Tuesday, May 17, 2011

Eat, Drink and Be Merry For Tomorrow We Die, Pumpkin

Last night I attended a bachelorette party for my friend Hannah Parish who's getting married this Saturday, which, incidentally, is also the long awaited Day of Judgment. We had so much fun celebrating her upcoming nuptials and kicking off our last week on this earth. Her Aunt Diane threw her the most fun lingerie shower I've ever attended, then we got our nails done. After that we went to dinner, where I enjoyed a faux cocktail, and then back to Sarah Emily's house where we played games. The girls had cocktails while I had more mocktails and got myself all hyped up on juice. It was a wonderful time with very special ladies.

I am looking forward to this wedding so much. Hannah and her groom Daniel (I know, weird coincidence) have incredible taste in clothes, art, music, food and friends, so this wedding is bound to be abundant in style and personality. Daniel and I are so excited for this sweet couple, and Daniel has looked forward to the prospect of shooting their wedding since long before they got engaged. That's how cool they are. As excited as I am to celebrate with them at their wedding, I'm even more excited I'll be there to see what adventures lie in store for this sweet new family in the future.

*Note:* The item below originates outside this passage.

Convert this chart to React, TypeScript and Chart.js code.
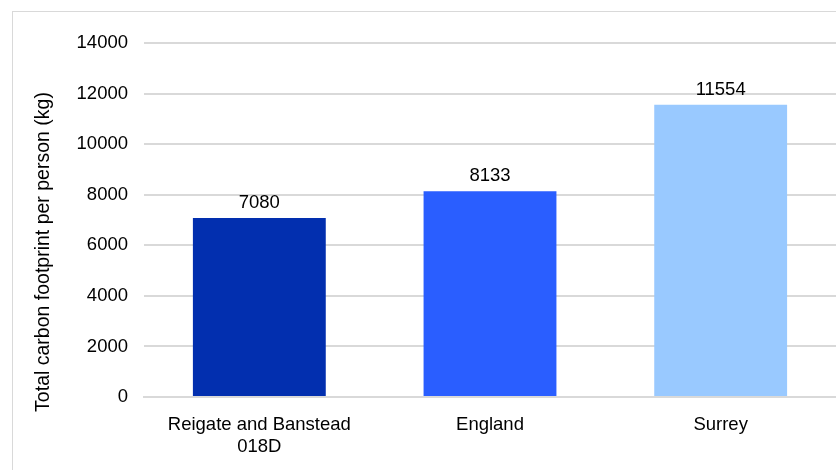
import React, { useEffect, useRef } from "react";
import { Chart, registerables } from "chart.js";
Chart.register(...registerables);

const categories: (string | string[])[] = [["Reigate and Banstead", "018D"], "England", "Surrey"];
const values = [7080, 8133, 11554];
const barColors = ["#022FAF", "#2A5EFF", "#99C9FF"];
const yTitle = "Total carbon footprint per person (kg)";
const FONT = "'Liberation Sans', Arial, sans-serif";

const framePlugin = {
  id: "frame",
  beforeDraw(chart: any) {
    const ctx = chart.ctx;
    ctx.save();
    ctx.fillStyle = "#ffffff";
    ctx.fillRect(0, 0, chart.width, chart.height);
    ctx.strokeStyle = "#d9d9d9";
    ctx.lineWidth = 1;
    ctx.strokeRect(12.5, 11.5, 1000, 1000);
    ctx.restore();
  },
  afterDraw(chart: any) {
    const ctx = chart.ctx;
    ctx.save();
    ctx.font = `19.5px ${FONT}`;
    ctx.fillStyle = "#000000";
    ctx.textAlign = "center";
    ctx.textBaseline = "middle";
    ctx.translate(44, 252);
    ctx.rotate(-Math.PI / 2);
    ctx.fillText(yTitle, 0, 0);
    ctx.restore();
  },
};

const labelPlugin = {
  id: "valueLabels",
  afterDatasetsDraw(chart: any) {
    const ctx = chart.ctx;
    const meta = chart.getDatasetMeta(0);
    ctx.save();
    ctx.font = `18.5px ${FONT}`;
    ctx.fillStyle = "#000000";
    ctx.textAlign = "center";
    ctx.textBaseline = "alphabetic";
    meta.data.forEach((bar: any, i: number) => {
      ctx.fillText(String(values[i]), bar.x, bar.y - 10);
    });
    ctx.restore();
  },
};

export default function App() {
  const ref = useRef<HTMLCanvasElement>(null);
  useEffect(() => {
    const chart = new Chart(ref.current!, {
      type: "bar",
      data: {
        labels: categories,
        datasets: [
          {
            data: values,
            backgroundColor: barColors,
            categoryPercentage: 1,
            barPercentage: 0.576,
          },
        ],
      },
      options: {
        animation: false,
        responsive: false,
        layout: { padding: { top: 43, left: 0, right: 0, bottom: 0 } },
        plugins: { legend: { display: false }, tooltip: { enabled: false } },
        scales: {
          x: {
            grid: { display: false, drawTicks: false },
            border: { display: true, color: "#d9d9d9", width: 2 },
            ticks: { color: "#000", font: { family: FONT, size: 18.5 }, padding: 17, maxRotation: 0, autoSkip: false },
            afterFit(scale: any) {
              scale.height = 470 - 397;
            },
          },
          y: {
            min: 0,
            max: 14000,
            grid: { color: "#d9d9d9", lineWidth: 2, drawTicks: false },
            border: { display: false },
            ticks: {
              stepSize: 2000,
              color: "#000",
              font: { family: FONT, size: 18.5 },
              padding: 16,
              callback: (v: any) => String(v),
            },
            title: { display: false },
            afterFit(scale: any) {
              scale.width = 144;
            },
          },
        },
      },
      plugins: [framePlugin, labelPlugin],
    });
    return () => chart.destroy();
  }, []);
  return (
    <div style={{ position: "fixed", left: 0, top: 0, width: 836, height: 470 }}>
      <canvas ref={ref} width={836} height={470} style={{ width: 836, height: 470 }} />
    </div>
  );
}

Here's something else. Last night when we were at the restaurant, I caught myself just in the nick of time before I called our 40-year-old male server Honeybear. What? Why would I even think that? The thing is, this has been happening to me a lot. I don't know what to do about it. I've never been much of a pet name person, and I actually have some pretty intense pet peeves related to that. I hate it when anyone who isn't extremely close to me* calls me Honey, Hon or any variation of Sweetie, especially if it's a girl my own age. It seems really condescending to me. So why am I suddenly bursting with the impulse to call perfect strangers Baby, Babycakes, Babychild, Honeychild, Honeybear, and Boobear, to name only a few? Every time I get coffee, I consider calling the barista some new term of endearment. Of course I never do it, but it always leaves me feeling really disconcerted. I ask myself, why do I want this so bad? Why am I like this?

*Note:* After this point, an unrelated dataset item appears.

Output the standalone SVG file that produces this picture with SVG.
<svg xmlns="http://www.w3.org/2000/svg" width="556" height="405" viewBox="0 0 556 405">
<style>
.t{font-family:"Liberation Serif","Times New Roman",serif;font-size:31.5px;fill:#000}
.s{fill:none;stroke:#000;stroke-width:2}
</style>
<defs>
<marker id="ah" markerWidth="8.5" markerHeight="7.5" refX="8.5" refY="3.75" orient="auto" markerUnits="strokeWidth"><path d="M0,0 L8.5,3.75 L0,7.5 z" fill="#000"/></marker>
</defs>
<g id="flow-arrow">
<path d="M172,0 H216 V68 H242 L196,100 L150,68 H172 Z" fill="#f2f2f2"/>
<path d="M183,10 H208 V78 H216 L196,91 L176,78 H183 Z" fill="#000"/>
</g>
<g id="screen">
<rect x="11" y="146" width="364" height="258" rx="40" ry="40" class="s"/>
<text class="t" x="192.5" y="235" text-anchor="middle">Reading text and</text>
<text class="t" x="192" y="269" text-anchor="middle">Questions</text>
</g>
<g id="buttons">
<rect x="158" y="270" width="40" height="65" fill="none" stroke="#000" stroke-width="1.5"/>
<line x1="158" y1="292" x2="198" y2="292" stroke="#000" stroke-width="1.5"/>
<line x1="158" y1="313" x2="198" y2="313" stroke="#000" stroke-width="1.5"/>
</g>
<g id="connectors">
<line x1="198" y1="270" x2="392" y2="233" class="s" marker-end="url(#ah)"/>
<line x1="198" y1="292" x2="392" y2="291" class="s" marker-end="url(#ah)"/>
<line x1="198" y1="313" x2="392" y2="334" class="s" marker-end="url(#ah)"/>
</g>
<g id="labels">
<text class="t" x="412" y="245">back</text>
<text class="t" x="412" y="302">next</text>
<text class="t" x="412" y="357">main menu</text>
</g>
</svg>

I don't know if I can directly pass this one off on pregnancy. You have to pull the pregnancy card sparingly, by the way, or soon you'll be justifying all kinds of inappropriate behavior like arson, kidnapping and grand theft auto. I definitely think it's indirectly related to being pregnant, though. There's the chance that thinking about my unborn baby all the time makes me misplace my affection for the baby on whoever's in front of me at the moment, (for instance, middle aged men with receding hairlines and visible nose hairs). Maybe since I don't have a baby that I can physically see and squeeze and call cutesy names, I feel the need to at least do that to somebody. The other theory I've considered is that maybe I think that the fact that I'm somebody's mother now gives me a license to act like everybody's mother. Like I have some kind of special privilege. But I have no idea where I'd have gotten that notion. I don't see other young mothers running around calling fellow adults baby names and getting away with it. I mean, people do it, sure, but people also dress dogs in tiny human clothes and carry them in tote bags. You can do a lot of things in this world, but that doesn't mean you should, or that those things aren't awkward for everybody around you.

I guess that concludes my random pregnancy observations for the day. Now for a brief update on Trimester 2 thus far. I've been feeling much more energetic for the past few days. I usually still need naps, but when I'm awake I feel more alert and energetic than before. My nausea hasn't gone away, but it has changed. Anytime I get nauseated, the onset is really sudden and intense, and I'm more likely than before to actually throw up. But the good news is that it's briefer, and doesn't seem to happen quite as often now. Oh, and my baby is the size of a peach. And that's all I have to say about that.

*A few questions to help you determine if we're extremely close:
1. Are we married to each other?
2. Were you in my wedding party?
3. Are you related to me by blood or marriage?
4. Have I ever peed in front of you?
If you answered yes to any of the above, you are qualified to call me whatever you want. May I suggest Love or Dear?